Sometimes Astor is simply wrong. Four hundred fifty, not 150 guerrillas attacked Lawrence, Kansas in 1863. Astor says that after Missouri slaves were freed in 1865, "bushwackers . . . now used terror and violence to remove all remaining African Americans from the region" (p. 135). In fact, one of the less important guerrilla leaders did threaten to kill blacks who did not flee within 10 days and did in fact lynch one elderly man, but the black population of the county in which the incident took place declined only from 5,087 in 1860 to 4,038 in 1870. Similar declines took place in counties which recorded no expulsion threats. Astor's assertion that after April, 1865, "The war over Union and Confederacy had devolved into a veritable race war" is worse than hyperbole. It is misrepresentation, at least for Missouri. Serious tension and strife took place between the races along with a level of violence that is much to be deplored, but ought not to shock when the level of racial violence we have seen in America down to our own time is kept in mind.
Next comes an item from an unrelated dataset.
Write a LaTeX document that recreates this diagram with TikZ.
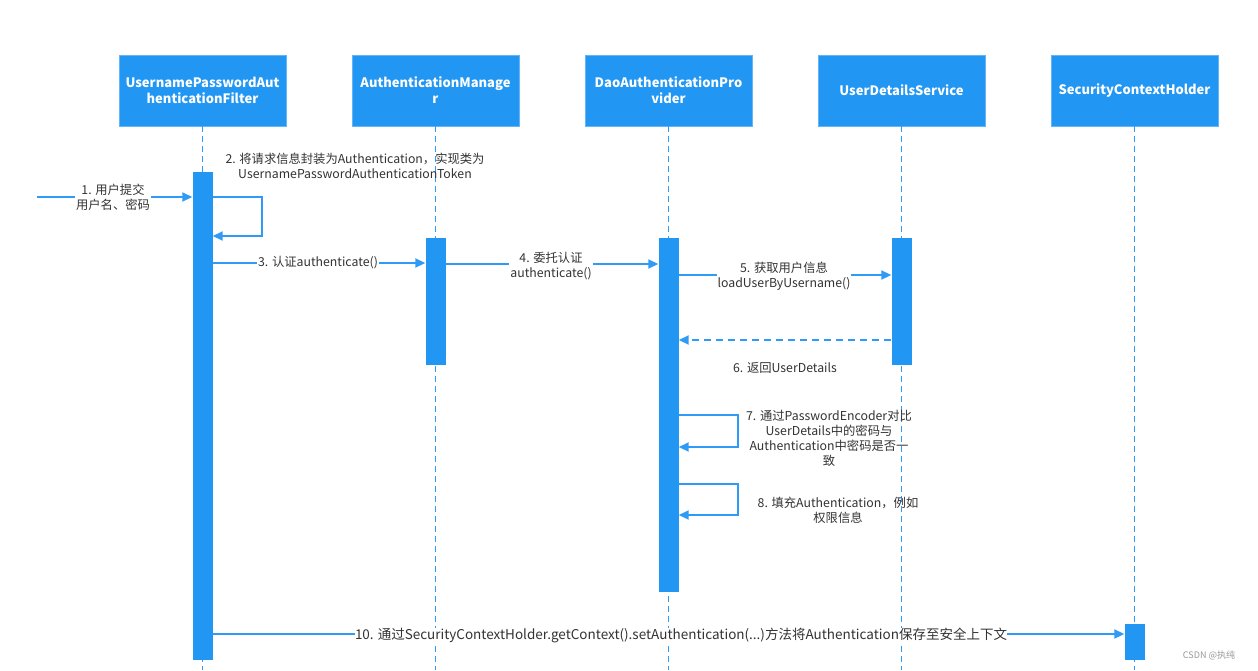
\documentclass[tikz,border=0pt]{standalone}
\usepackage{fontspec}
\setmainfont{Noto Sans CJK SC}
\usetikzlibrary{arrows.meta}
\definecolor{bl}{HTML}{2196F3}
\definecolor{ln}{HTML}{2F9BF7}
\definecolor{tx}{HTML}{333333}
\definecolor{wm}{HTML}{999999}
\begin{document}
\begin{tikzpicture}[x=1pt,y=-1pt,
  head/.style={fill=bl,draw=bl!70!white,line width=0.6pt,minimum width=167pt,minimum height=71pt,text=white,
    font=\fontsize{13}{16}\selectfont\bfseries,align=center,inner sep=0pt},
  bar/.style={fill=bl,minimum width=20pt,inner sep=0pt,draw=none},
  life/.style={draw=ln,dash pattern=on 6pt off 4pt,line width=1.3pt},
  msg/.style={draw=ln,line width=1.8pt,-{Triangle[length=10pt,width=9pt]}},
  ret/.style={msg,dash pattern=on 7pt off 5pt},
  lbl/.style={text=tx,font=\fontsize{12.3}{15}\selectfont,align=center,inner sep=1pt},
  lblw/.style={lbl,fill=white}]
\useasboundingbox (0,0) rectangle (1258,670);
\fill[white] (0,0) rectangle (1258,670);

% heads
\node[head] (b1) at (202.5,90.5) {UsernamePasswordAut\\henticationFilter};
\node[head] (b2) at (435.5,90.5) {AuthenticationManage\\r};
\node[head] (b3) at (668.5,90.5) {DaoAuthenticationPro\\vider};
\node[head] (b4) at (901.5,90.5) {UserDetailsService};
\node[head] (b5) at (1134.5,90.5) {SecurityContextHolder};

% lifeline ends
\coordinate (e1) at (202.5,670);
\coordinate (e2) at (435.5,670);
\coordinate (e3) at (668.5,670);
\coordinate (e4) at (901.5,670);
\coordinate (e5) at (1134.5,670);
\draw[life] (b1.south) -- (e1);
\draw[life] (b2.south) -- (e2);
\draw[life] (b3.south) -- (e3);
\draw[life] (b4.south) -- (e4);
\draw[life] (b5.south) -- (e5);

% activation bars
\node[bar,minimum height=488pt] (a1) at (202.5,416) {};
\node[bar,minimum height=127pt] (a2) at (435.5,301.5) {};
\node[bar,minimum height=354pt] (a3) at (668.5,415) {};
\node[bar,minimum height=127pt] (a4) at (901.5,301.5) {};
\node[bar,minimum height=36pt] (a5) at (1134.5,642) {};

% 1
\coordinate (s1) at (37,197);
\draw[msg] (s1) -- (a1.west |- s1);
\node[lblw] (t1) at (113,197) {1. 用户提交\\用户名、密码};

% 2 self loop
\coordinate (l2a) at (262,197);
\coordinate (l2b) at (262,236);
\draw[msg] (a1.east |- l2a) -- (l2a) -- (l2b) -- (a1.east |- l2b);
\node[lbl] (t2) at (355,166) {2. 将请求信息封装为Authentication，实现类为\\UsernamePasswordAuthenticationToken};

% 3
\coordinate (m3) at (300,263);
\draw[msg] (a1.east |- m3) -- (a2.west |- m3);
\node[lblw] (t3) at (318,263) {3. 认证authenticate()};

% 4
\coordinate (m4) at (550,264);
\draw[msg] (a2.east |- m4) -- (a3.west |- m4);
\node[lblw] (t4) at (551,266) {4. 委托认证\\authenticate()};

% 5
\coordinate (m5) at (784,275);
\draw[msg] (a3.east |- m5) -- (a4.west |- m5);
\node[lblw] (t5) at (784,276) {5. 获取用户信息\\loadUserByUsername()};

% 6
\coordinate (m6) at (784,340);
\draw[ret] (a4.west |- m6) -- (a3.east |- m6);
\node[lbl] (t6) at (785,368) {6. 返回UserDetails};

% 7 self loop
\coordinate (l7a) at (738,415);
\coordinate (l7b) at (738,447);
\draw[msg] (a3.east |- l7a) -- (l7a) -- (l7b) -- (a3.east |- l7b);
\node[lbl] (t7) at (829,438) {7. 通过PasswordEncoder对比\\UserDetails中的密码与\\Authentication中密码是否一\\致};

% 8 self loop
\coordinate (l8a) at (738,484);
\coordinate (l8b) at (738,515);
\draw[msg] (a3.east |- l8a) -- (l8a) -- (l8b) -- (a3.east |- l8b);
\node[lbl] (t8) at (838,510) {8. 填充Authentication，例如\\权限信息};

% 10
\coordinate (m10) at (680,634);
\draw[msg] (a1.east |- m10) -- (a5.west |- m10);
\node[lblw,inner sep=0pt,font=\fontsize{13.5}{16}\selectfont] (t10) at (681,635) {10. 通过SecurityContextHolder.getContext().setAuthentication(...)方法将Authentication保存至安全上下文};

% watermark
\node[text=wm,font=\fontsize{9}{11}\selectfont,inner sep=0pt] (wmk) at (1209,655) {CSDN @执纯};
\end{tikzpicture}
\end{document}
Astor does not acknowledge the importance of the Missouri-Kansas border war of the late 1850s as an origin of the guerrilla violence during the Civil War in Little Dixie. George Caleb Bingham's painting "Order No. 11" is generally considered to represent opposition to a particular Federal war measure and the commander who ordered it rather than to "belated Confederatism."
There are other problematic assertions, but enough have been mentioned to demonstrate that this book should be read only with considerable caution.